I searched through the stiff’s pants and found a wallet. Will threw up again as I did this. The I.D. said the stiff’s name was Jayson Plano and lived in an address in Manhattan. I reached into my back pack, pulled out a mini-pc roughly the size of a hardcover novel, fired it up and made a video call to Joshua. In a few seconds, he was on-line and his face, earnest, intelligent and bespectacled, filled the screen.

            “Daniel.”

            “Joshua.”

            “Have you tracked down the wolfpack?”

            “Yeah, but I’ve encountered a few sticking points along the way.”

            “Explain.” I did.

            “So did the vaccine work?”

            “Seems so. I’m able to use my right arm again. Frankly, I ‘m surprised by that.”

            “You should be. The wounds you described should take a few months to heal, including physical therapy.”

            “What does that mean?”

            “I’ll have to look into that when you get back. Where’s the young man you were telling me about?”

            “He’s puking his guts out in a corner. His name’s Will. He’s freaked out by all this, but he seems to be coping awfully well, even so.” I paused as Will stopped and stood on shaky feet. “I gotta get him home, Joshua.”

            “Absolutely.” Joshua tapped on the keyboard in front of him. “I’m downloading the GPS program into your notebook so you can find the Hummer.”

A window opened to show that the download had started. Once it was done, I launched the GPS finder and a window opened with a map and a blinking red dot that signified the location of the Hummer. According to the map it was about three miles away. If I was by myself, that wouldn’t be a problem, but I had Will and he couldn’t move nearly a quickly as I could.
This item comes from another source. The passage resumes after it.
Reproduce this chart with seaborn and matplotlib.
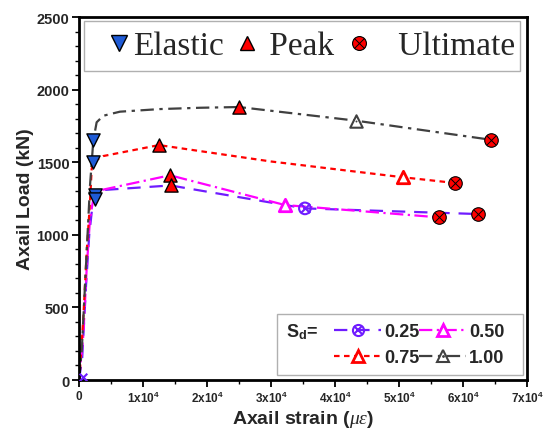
import matplotlib
matplotlib.use("Agg")
from matplotlib import pyplot as plt
from matplotlib.lines import Line2D
from matplotlib.patches import Rectangle
import pandas as pd
import seaborn as sns

# curves for each S_d level (strain in micro-strain, load in kN)
strain_025 = [0, 500, 1100, 1600, 2100, 2600, 14300, 35300, 62400]
load_025 = [0, 150, 650, 1000, 1200, 1305, 1340, 1182, 1143]
strain_050 = [0, 670, 1200, 1720, 2240, 3020, 14220, 32190, 56300]
load_050 = [0, 305, 765, 1109, 1247, 1304, 1410, 1205, 1120]
strain_075 = [0, 160, 670, 1200, 1720, 1980, 2240, 3750, 12500, 30000, 50670, 58750]
load_075 = [0, 76, 420, 880, 1225, 1453, 1503, 1542, 1618, 1505, 1396, 1357]
strain_100 = [0, 420, 940, 1460, 1720, 2240, 2760, 3800, 6400, 12650, 18900, 25000, 43300, 64300]
load_100 = [0, 193, 650, 1109, 1338, 1650, 1775, 1820, 1848, 1866, 1875, 1880, 1786, 1655]

# characteristic points
elastic_x = [2240, 2240, 2550, 2550]
elastic_y = [1650, 1500, 1275, 1250]
peak_x = [25000, 12500, 14220, 14300]
peak_y = [1880, 1620, 1410, 1340]
ult_x = [64300, 58750, 56300, 62400]
ult_y = [1655, 1357, 1120, 1143]

# series symbol points
sym025_x, sym025_y = [35300], [1182]
start025_x, start025_y = [700], [20]
sym050_x, sym050_y = [32190], [1205]
sym075_x, sym075_y = [50670], [1396]
sym100_x, sym100_y = [43300], [1786]

levels = ['0.25', '0.50', '0.75', '1.00']
xticks = [0, 10000, 20000, 30000, 40000, 50000, 60000, 70000]
xtick_labels = ['0'] + [r'$\mathbf{%dx10^{4}}$' % i for i in range(1, 8)]

colors = {'0.25': '#6f1cff', '0.50': '#ff00ff', '0.75': '#ff0000', '1.00': '#404040'}
dashes = {'0.25': (6, 4), '0.50': (6, 2, 1, 2), '0.75': (2.5, 2), '1.00': (6, 2.5, 1.5, 2.5)}
BLUE = '#1f5bd6'

frames = []
for lev, xs, ys in zip(levels, [strain_025, strain_050, strain_075, strain_100],
                       [load_025, load_050, load_075, load_100]):
    frames.append(pd.DataFrame({'strain': xs, 'load': ys, 'Sd': lev}))
df = pd.concat(frames, ignore_index=True)

sns.set_style("ticks")
plt.rcParams['font.family'] = ['Liberation Sans', 'DejaVu Sans']
plt.rcParams['mathtext.fontset'] = 'custom'
plt.rcParams['mathtext.rm'] = 'Liberation Sans'
plt.rcParams['mathtext.bf'] = 'Liberation Sans:bold'
plt.rcParams['mathtext.it'] = 'Liberation Serif:italic'

fig = plt.figure(figsize=(5.47, 4.35), dpi=100)
ax = fig.add_axes([0.1444, 0.1241, 0.819, 0.8345])

sns.lineplot(data=df, x='strain', y='load', hue='Sd', style='Sd',
             palette=colors, dashes=dashes, sort=False, estimator=None,
             legend=False, linewidth=1.6, ax=ax)

# series symbols
sns.scatterplot(x=sym025_x, y=sym025_y, marker='o', s=70, facecolor='none',
                edgecolor=colors['0.25'], linewidth=1.5, zorder=5, ax=ax)
sns.scatterplot(x=sym025_x, y=sym025_y, marker='x', s=45, color=colors['0.25'],
                linewidth=1.5, zorder=5, ax=ax)
sns.scatterplot(x=start025_x, y=start025_y, marker='x', s=30, color=colors['0.25'],
                linewidth=1.5, zorder=5, ax=ax)
sns.scatterplot(x=sym050_x, y=sym050_y, marker='^', s=80, facecolor='white',
                edgecolor=colors['0.50'], linewidth=2, zorder=5, ax=ax)
sns.scatterplot(x=sym075_x, y=sym075_y, marker='^', s=80, facecolor='white',
                edgecolor=colors['0.75'], linewidth=2, zorder=5, ax=ax)
sns.scatterplot(x=sym100_x, y=sym100_y, marker='^', s=80, facecolor='white',
                edgecolor=colors['1.00'], linewidth=1.5, zorder=5, ax=ax)
sns.scatterplot(x=sym100_x, y=sym100_y, marker='.', s=8, color=colors['1.00'],
                linewidth=0, zorder=6, ax=ax)

# elastic, peak, ultimate
sns.scatterplot(x=elastic_x, y=elastic_y, marker='v', s=90, color=BLUE,
                edgecolor='black', linewidth=1, zorder=7, ax=ax)
sns.scatterplot(x=peak_x, y=peak_y, marker='^', s=90, color='red',
                edgecolor='black', linewidth=1, zorder=7, ax=ax)
sns.scatterplot(x=ult_x, y=ult_y, marker='o', s=95, color='red',
                edgecolor='black', linewidth=0.8, zorder=7, ax=ax)
sns.scatterplot(x=ult_x, y=ult_y, marker='x', s=40, color='black',
                linewidth=0.7, zorder=8, ax=ax)

# axes
ax.set_xlim(0, 70000)
ax.set_ylim(0, 2500)
ax.set_xticks(xticks)
ax.set_xticklabels(xtick_labels, fontsize=8.5, fontweight='bold')
ax.set_xticks([5000, 15000, 25000, 35000, 45000, 55000, 65000], minor=True)
ax.set_yticks([0, 500, 1000, 1500, 2000, 2500])
ax.set_yticklabels(['0', '500', '1000', '1500', '2000', '2500'],
                   fontsize=10.5, fontweight='bold')
ax.set_yticks(range(100, 2500, 100), minor=True)
ax.tick_params(axis='both', which='major', direction='out', length=5,
               width=1.3, color='black', pad=2)
ax.tick_params(axis='both', which='minor', direction='out', length=3,
               width=1, color='black')
for sp in ax.spines.values():
    sp.set_linewidth(2)
    sp.set_color('black')
ax.set_xlabel(r'Axail strain ($\mu\varepsilon$)', fontsize=14,
              fontweight='bold', labelpad=2)
ax.set_ylabel('Axail Load (kN)', fontsize=14, fontweight='bold', labelpad=2)

# top legend
ax.add_patch(Rectangle((0.011, 0.851), 0.973, 0.138, transform=ax.transAxes,
                       facecolor='white', edgecolor='#b0b0b0', linewidth=1,
                       zorder=9))
h_el = Line2D([], [], ls='none', marker='v', ms=11, mfc=BLUE, mec='black', mew=1)
h_pk = Line2D([], [], ls='none', marker='^', ms=10, mfc='red', mec='black', mew=1)
h_ul = (Line2D([], [], ls='none', marker='o', ms=10, mfc='red', mec='black', mew=0.8),
        Line2D([], [], ls='none', marker='x', ms=6.5, mec='black', mew=0.7))
leg1 = ax.legend([h_el, h_pk, h_ul], ['Elastic', ' Peak', '   Ultimate'],
                 loc='center left', bbox_to_anchor=(0.029, 0.92), ncol=3,
                 frameon=False, borderpad=0, handlelength=0.6,
                 handletextpad=0.12, columnspacing=0.42,
                 prop={'family': 'Liberation Serif', 'size': 24})
leg1.set_zorder(10)
ax.add_artist(leg1)

# bottom legend
ax.add_patch(Rectangle((0.442, 0.014), 0.549, 0.168, transform=ax.transAxes,
                       facecolor='white', edgecolor='#b0b0b0', linewidth=1,
                       zorder=9))
ax.text(0.462, 0.135, r'S$_\mathbf{d}$=', transform=ax.transAxes, fontsize=13,
        fontweight='bold', va='center', ha='left', zorder=10)
hd = {}
hd['0.25'] = (Line2D([], [], color=colors['0.25'], lw=1.6, dashes=dashes['0.25'],
                     marker='o', ms=8, mfc='none', mec=colors['0.25'], mew=1.5),
              Line2D([], [], ls='none', marker='x', ms=5.5, mec=colors['0.25'], mew=1.5))
hd['0.50'] = Line2D([], [], color=colors['0.50'], lw=1.6, dashes=dashes['0.50'],
                    marker='^', ms=9, mfc='white', mec=colors['0.50'], mew=2)
hd['0.75'] = Line2D([], [], color=colors['0.75'], lw=1.6, dashes=dashes['0.75'],
                    marker='^', ms=9, mfc='white', mec=colors['0.75'], mew=2)
hd['1.00'] = (Line2D([], [], color=colors['1.00'], lw=1.6, dashes=dashes['1.00'],
                     marker='^', ms=9, mfc='white', mec=colors['1.00'], mew=1.5),
              Line2D([], [], ls='none', marker='.', ms=2, color=colors['1.00']))
order = ['0.25', '0.75', '0.50', '1.00']
leg2 = ax.legend([hd[k] for k in order], order, loc='center left',
                 bbox_to_anchor=(0.55, 0.097), ncol=2, frameon=False,
                 borderpad=0, handlelength=2.6, handletextpad=0.15,
                 columnspacing=0.0, labelspacing=0.5,
                 prop={'weight': 'bold', 'size': 13})
leg2.set_zorder(10)

fig.savefig('out.png', dpi=100)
Problem was we couldn’t stay here either. The other Weres had probably heard the death throes of their fellow pack member and were on their way with vengeance on the mind. We had to move.

“Thanks, boss.”

“As you Americans say, no problem. I wish there was more I could do.”

“You’ve done enough. I’ll call you after I’m done.” Joshua nodded and broke the link. I closed the notebook and walked over to Will. Hmm. No limping. And my arm definitely doesn’t hurt anymore. Fuck.

“How d’you feel?” I asked him. He nodded as if he didn’t trust himself to speak.

“Come on. We have to go.”

“Trouble?”

“Yeah and plenty of it. C’mon.” We walked out of the cave and I opened the notebook to get our bearings. We had to head east towards the highway.

“’Kay. Will, your job is to hold on to this notebook and navigate us to where the red dot is. That’s my Hummer. The sooner we get there, the sooner I get you home. Stay close, keep up and be quiet, clear?”

He nodded. I closed the pc, stuffed it in its’ carrying case and gave it to Will. As he strapped it on, I pulled out my gun, checked the load and slung it on my shoulder. I also pulled out a 9mm Beretta, pulled back the slide, turned on the safety and handed the pistol to Will.

“There’re silver bullets in the clip. They won’t have the same effect as the Lycan ordinance; it’ll slow down their ability to heal. Go for head shots. Same as before: squeeze the trigger, don’t pull it,” He swallowed and nodded his head.

Will looked pitiful in his ripped, black Beastie Boys t-shirt, dark colored jeans and dark blue Chuck Taylors. His arms and face were full of scratches from the trees and brambles he ran through. There were leaves and branches in his dark hair and a fine trembling shook his whole frame. Will was scared, but there was a resolve in his face that wasn’t there before. He wanted to go home and he trusted me to do it. I just hoped I didn’t fail him.